Code Generation as an AI risk setting

Historically, it has been difficult to persuade people of the likelihood of AI risk because the examples tend to sound “far-fetched” to audiences not bought in on the premise. One particular problem with many traditional framings for AI takeover is that most people struggle to imagine how e.g. “a robot programmed to bake maximum pies” figures out how to code, locates its own source-code, copies itself elsewhere via an internet connection and then ends the world.

There’s a major logical leap there: “pie-baking” and “coding” are things done by different categories of agent in our society, and so it’s fundamentally odd for people to imagine an agent capable of both. This oddness makes it feel like we must be far away from any system that could be that general, and thus pushes safety concerns to a philosophical exercise.

I want to make the case that the motivating example we should really be using is automatic code generation. Here’s a long list of reasons why:

  • It’s obvious to people why and how a system good at generating code could generate code to copy itself, if it were given an open-ended task. It’s a basic system-reliability precaution that human engineers would also take.

  • For non-experts, they are already afraid of unrestrained hackers and of large tech companies building software products that damage society—this being done by an unaccountable AI fits into an emotional narrative.

  • For software people (whom we most need to convince) the problem of unexpected behaviors from code is extremely intuitive—as is the fact that it is always the case that code bases are too complex for any human to be certain of what they’ll do before they’re run.

  • Code generation does seem to be getting dramatically better, and the memetic/​media environment is ripe for people to decide how to feel about these capabilities.
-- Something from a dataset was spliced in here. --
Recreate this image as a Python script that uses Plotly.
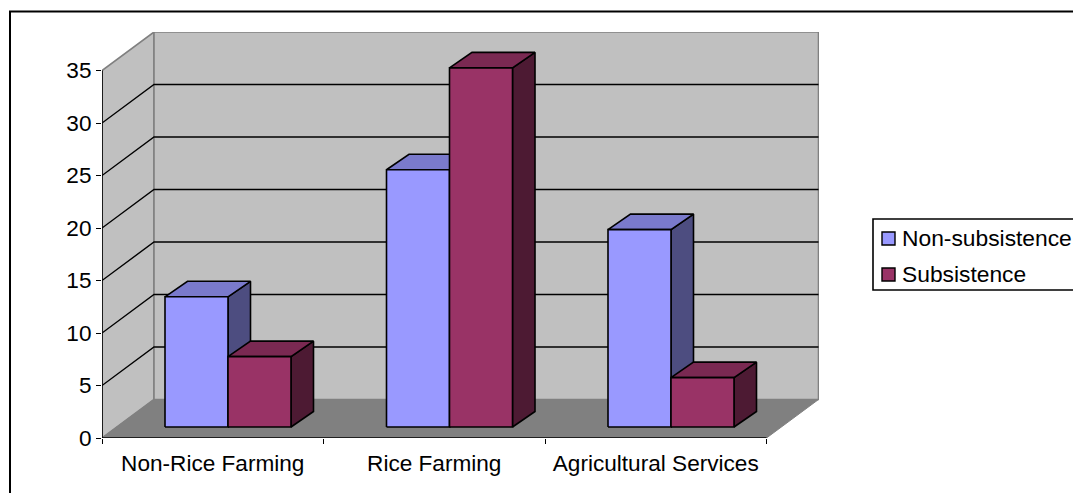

  • Nearly all conceivable scalable prosaic alignment solutions will require some degree of “program verification”—making sure that code isn’t being run with an accidentally terrible utility function, or to verify the outputs of other AIs via code-checking Tool AIs. So we want substantial overlap between the AI safety and AI codegen communities.

  • The “alignment problem” already exists in nearly all large software engineering projects: it’s very difficult to specify what you want a program to do ahead of time, and so we mostly just run codebases and see what happens.

  • All of the concerns around “the AI learns to use Rowhammer to escape” feel much more obvious when you’re building a code-generator.

  • We can even motivate the problem by having the AI’s objective be “make sure that other code-generating AIs don’t misbehave”. This is open-ended in a way that obviously makes it a utility-maximizer, and preemptively addresses the usual technooptimistic response of “we’ll just build auditor AIs” by starting with aligning those as the premise.

  • The distinction between act-based AIs and EUMs is obvious in the case of code-gen. Similarly, the idea of Safety via Debate is related to code reviewing processes.

  • Software project generation capabilities seem both necessary and possibly sufficient for FOOM/​takeover scenarios.

  • Ultimately, the people in government/​companies most sympathetic to high-tech risk mitigation are the people who think about cybersecurity—so scaring them gets us a very useful ally. (It’s also a community with plenty of people with the “security mindset” needed for many empirical alignment scenarios.)

On the other hand, there may be some risk that focusing on code generation increases its public salience and thus investment in it. But this seems likely to have happened anyway. It’s also more obviously the path towards recursive self-improvement, and thus may accelerate AI capabilities, but again this does already seem to be happening whether or not we discuss it.

What do people think of this as a framing device?